Information shown:
»»

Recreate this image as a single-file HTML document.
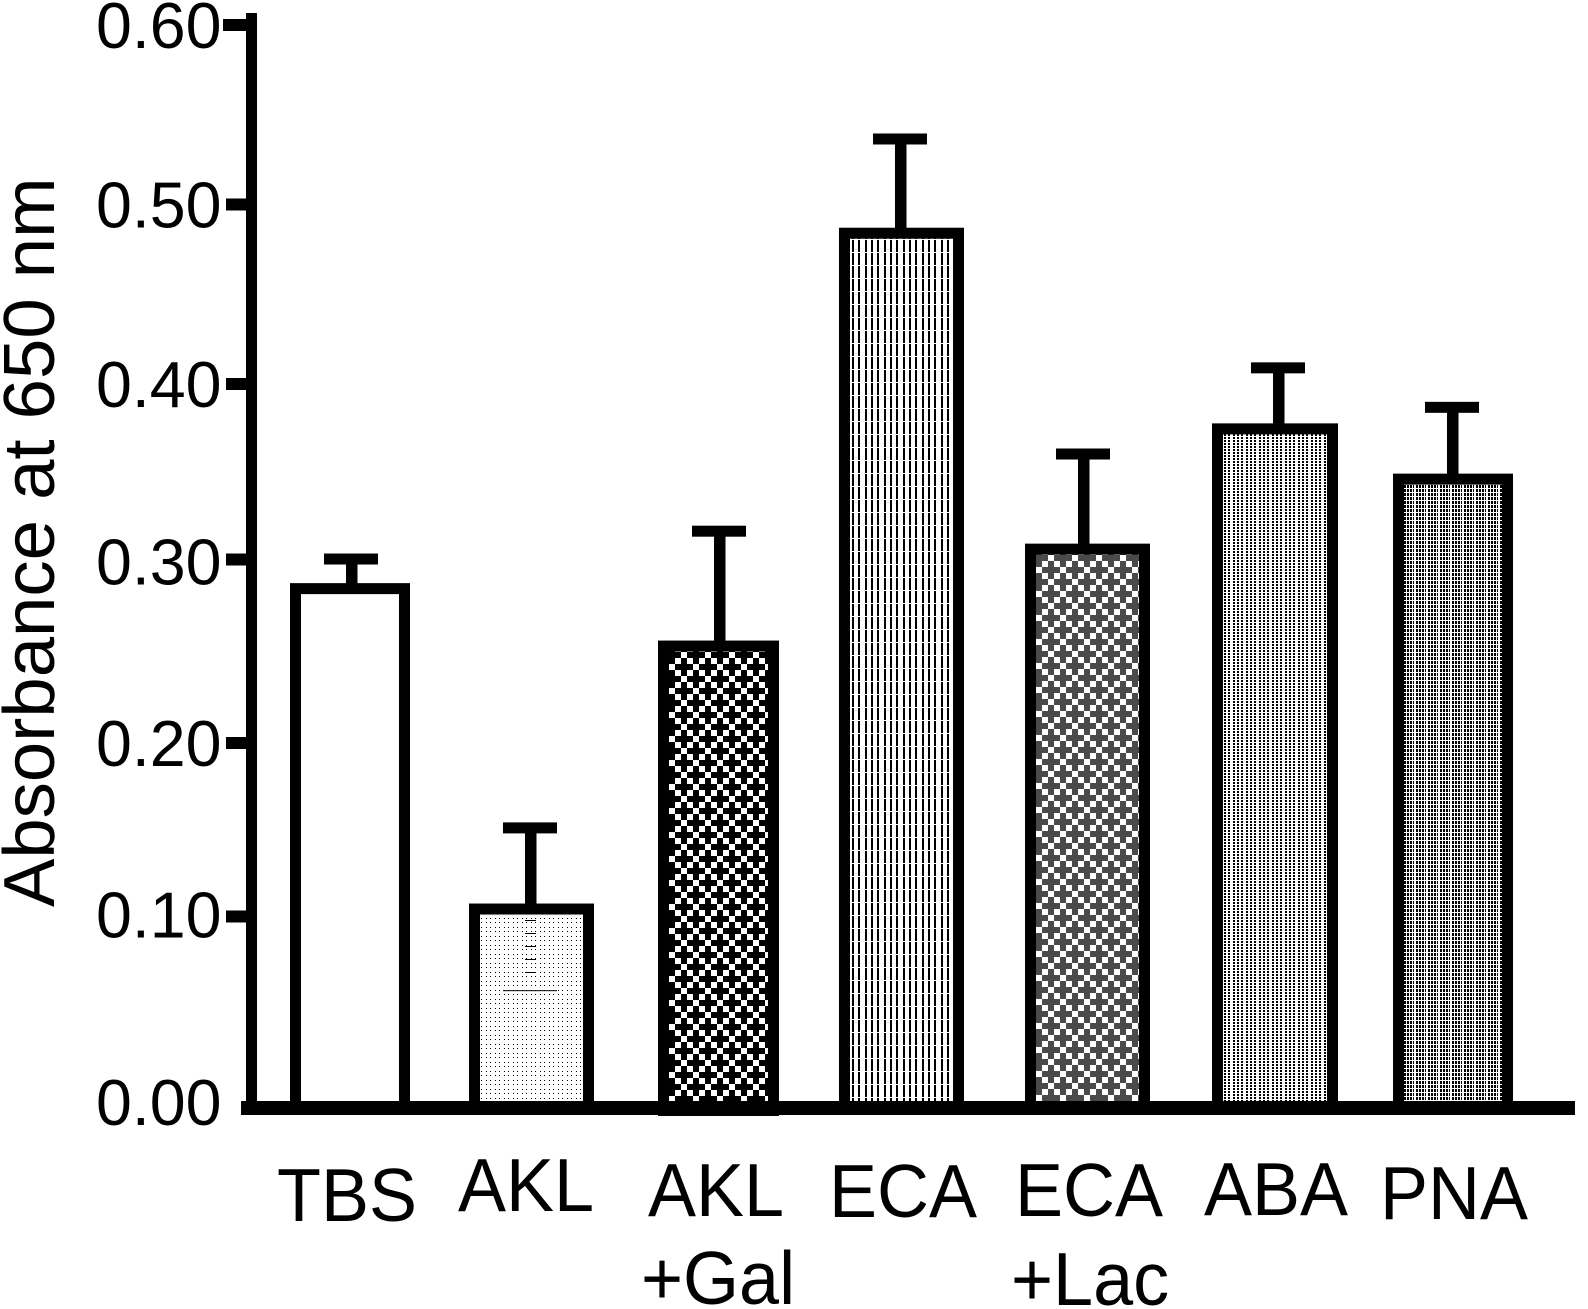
<!DOCTYPE html>
<html lang="en">
<head>
<meta charset="utf-8">
<title>Absorbance at 650 nm</title>
<style>
html,body{margin:0;padding:0;background:#fff;}
svg{display:block;}
text{font-family:"Liberation Sans",sans-serif;fill:#000;}
</style>
</head>
<body>
<svg id="chart" xmlns="http://www.w3.org/2000/svg" width="1588" height="1309" viewBox="0 0 1588 1309">
  <defs>
    <pattern id="p-white" width="4" height="4" patternUnits="userSpaceOnUse"><rect width="4" height="4" fill="#fff"/></pattern>
    <pattern id="p-dots" width="9" height="9" patternUnits="userSpaceOnUse" shape-rendering="crispEdges">
      <rect width="9" height="9" fill="#fff"/>
      <rect x="0" y="0" width="1" height="1" fill="#000"/><rect x="4" y="0" width="1" height="1" fill="#000"/>
      <rect x="0" y="4" width="1" height="1" fill="#000"/><rect x="4" y="4" width="1" height="1" fill="#000"/>
    </pattern>
    <pattern id="p-check-black" width="24" height="24" x="669" y="652" patternUnits="userSpaceOnUse" shape-rendering="crispEdges">
      <rect width="24" height="24" fill="#000"/>
      <g fill="#fff"><rect x="12" y="0" width="6" height="6"/><rect x="6" y="6" width="6" height="6"/><rect x="18" y="6" width="6" height="6"/><rect x="0" y="12" width="6" height="6"/><rect x="6" y="18" width="6" height="6"/><rect x="18" y="18" width="6" height="6"/></g>
    </pattern>
    <pattern id="p-check-gray" width="24" height="24" x="1036" y="555" patternUnits="userSpaceOnUse" shape-rendering="crispEdges">
      <rect width="24" height="24" fill="#4a4a4a"/>
      <g fill="#fff"><rect x="12" y="0" width="6" height="6"/><rect x="6" y="6" width="6" height="6"/><rect x="18" y="6" width="6" height="6"/><rect x="0" y="12" width="6" height="6"/><rect x="6" y="18" width="6" height="6"/><rect x="18" y="18" width="6" height="6"/></g>
    </pattern>
    <pattern id="p-stripes" width="19" height="13" x="852" y="240" patternUnits="userSpaceOnUse" shape-rendering="crispEdges">
      <rect width="19" height="13" fill="#fff"/>
      <g fill="#000"><rect x="0" y="0" width="2" height="12"/><rect x="6" y="0" width="2" height="12"/><rect x="13" y="0" width="2" height="12"/></g>
    </pattern>
    <pattern id="p-dash" width="13" height="3" x="1224" y="434" patternUnits="userSpaceOnUse" shape-rendering="crispEdges">
      <rect width="13" height="3" fill="#fff"/>
      <g fill="#000"><rect x="0" y="0" width="2" height="2"/><rect x="4" y="0" width="2" height="2"/><rect x="9" y="0" width="2" height="2"/></g>
    </pattern>
    <pattern id="p-dense" width="12" height="4" x="1404" y="485" patternUnits="userSpaceOnUse" shape-rendering="crispEdges">
      <rect width="12" height="4" fill="#fff"/>
      <g fill="#000"><rect x="0" y="0" width="2" height="3"/><rect x="3" y="0" width="2" height="3"/><rect x="6" y="0" width="2" height="3"/><rect x="9" y="0" width="1" height="3"/></g>
    </pattern>
  </defs>

  <!-- category slots: horizontal placement of each bar lives in the markup -->
  <g id="bars">
    <g class="slot" data-left="290" data-width="120" data-stem="346" data-fill="p-white"></g>
    <g class="slot" data-left="469" data-width="125" data-stem="525" data-fill="p-dots"></g>
    <g class="slot" data-left="658" data-width="121" data-stem="714" data-fill="p-check-black"></g>
    <g class="slot" data-left="839" data-width="125" data-stem="895" data-fill="p-stripes"></g>
    <g class="slot" data-left="1025" data-width="125" data-stem="1078" data-fill="p-check-gray"></g>
    <g class="slot" data-left="1212" data-width="126" data-stem="1273" data-fill="p-dash"></g>
    <g class="slot" data-left="1393" data-width="120" data-stem="1447" data-fill="p-dense"></g>
  </g>

  <g id="y-axis"></g>
  <rect x="241" y="1101" width="1334" height="14" fill="#000"/>
  <rect x="658" y="1115" width="121" height="1" fill="#000"/>

  <text transform="translate(54,907) rotate(-90)" font-size="72.5">Absorbance at 650 nm</text>

  <g font-size="72">
    <text transform="translate(277,1221) scale(1,1.04)">TBS</text>
    <text transform="translate(458,1211) scale(1,1.04)">AKL</text>
    <text transform="translate(648,1216) scale(1,1.04)">AKL</text>
    <text transform="translate(641,1304) scale(1,1.04)">+Gal</text>
    <text transform="translate(829,1217) scale(1,1.04)">ECA</text>
    <text transform="translate(1015,1216) scale(1,1.04)">ECA</text>
    <text transform="translate(1011,1305) scale(1,1.04)">+Lac</text>
    <text transform="translate(1204,1215) scale(1,1.04)">ABA</text>
    <text transform="translate(1380,1219) scale(1,1.04)">PNA</text>
  </g>
</svg>
<script>
const categories = ['tbs', 'akl', 'akl-gal', 'eca', 'eca-lac', 'aba', 'pna'];
const meanValues = [0.286, 0.1075, 0.254, 0.484, 0.308, 0.375, 0.347];
const upperErrors = [0.3025, 0.1527, 0.318, 0.5365, 0.361, 0.409, 0.387];
const yTickValues = [0, 0.1, 0.2, 0.3, 0.4, 0.5, 0.6];
const yTickLabels = ['0.00', '0.10', '0.20', '0.30', '0.40', '0.50', '0.60'];

const NS = 'http://www.w3.org/2000/svg';
function yScale(v) { return 1102 - v * 1795; }
function shape(parent, tag, attrs) {
  const el = document.createElementNS(NS, tag);
  for (const k in attrs) el.setAttribute(k, attrs[k]);
  parent.appendChild(el);
  return el;
}

const STROKE = 11;
const CAP_WIDTH = 54;
const slots = document.querySelectorAll('#bars .slot');
slots.forEach(function (slot, i) {
  const left = +slot.getAttribute('data-left');
  const width = +slot.getAttribute('data-width');
  const stem = +slot.getAttribute('data-stem');
  const fillId = slot.getAttribute('data-fill');
  const topCentre = yScale(meanValues[i]);
  const capCentre = yScale(upperErrors[i]);
  const base = yScale(0);
  
  

  const stemEl = shape(slot, 'rect', { x: stem, y: capCentre, width: 11.5, height: topCentre - capCentre, fill: '#000' });
  
  

  const capEl = shape(slot, 'rect', { x: stem - 22, y: capCentre - 5.5, width: CAP_WIDTH, height: STROKE, fill: '#000' });
  
  

  const barEl = shape(slot, 'rect', {
    x: left + STROKE / 2, y: topCentre,
    width: width - STROKE, height: base - topCentre + 5,
    fill: 'url(#' + fillId + ')', stroke: '#000', 'stroke-width': STROKE
  });
  
  

  /* the AKL bar shows its lower error whisker faintly through the fill */
  if (categories[i] === 'akl') {
    const lowerY = yScale(2 * meanValues[i] - upperErrors[i]);
    const ghostStem = shape(slot, 'line', {
      x1: stem + 5.5, x2: stem + 5.5, y1: topCentre + 11, y2: lowerY - 12,
      stroke: '#000', 'stroke-width': 11, 'stroke-dasharray': '1 12'
    });
    
    
    const ghostCap = shape(slot, 'rect', { x: stem - 22, y: lowerY, width: CAP_WIDTH, height: 1, fill: '#000' });
    
    
  }
});

const yAxis = document.getElementById('y-axis');
const spine = shape(yAxis, 'rect', { x: 246, y: 13, width: 11, height: 1095, fill: '#000' });



/* the original ticks were hand-placed: two sit slightly above their true value */
function tickShift(label) { return label === '0.10' ? -6 : label === '0.30' ? -4 : 0; }
function labelShift(label) { return label === '0.10' ? -8 : label === '0.30' ? -2 : 0; }

yTickValues.forEach(function (v, i) {
  const y = yScale(v);
  const name = yTickLabels[i];
  if (v > 0) {
    const tick = shape(yAxis, 'rect', { x: v === 0.6 ? 223 : 226, y: y - 6 + tickShift(name), width: v === 0.6 ? 30 : 31, height: 12, fill: '#000' });
    
    
  }
  const label = shape(yAxis, 'text', { x: 96, y: y + 23 + labelShift(name), 'font-size': 64.5 });
  label.textContent = name;
  
  
});
</script>
</body>
</html>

««

Given problem:
Locate all lines holding the word "document", then copy them out.

Complete answer:
Recreate this image as a single-file HTML document.
  const el = document.createElementNS(NS, tag);
const slots = document.querySelectorAll('#bars .slot');
const yAxis = document.getElementById('y-axis');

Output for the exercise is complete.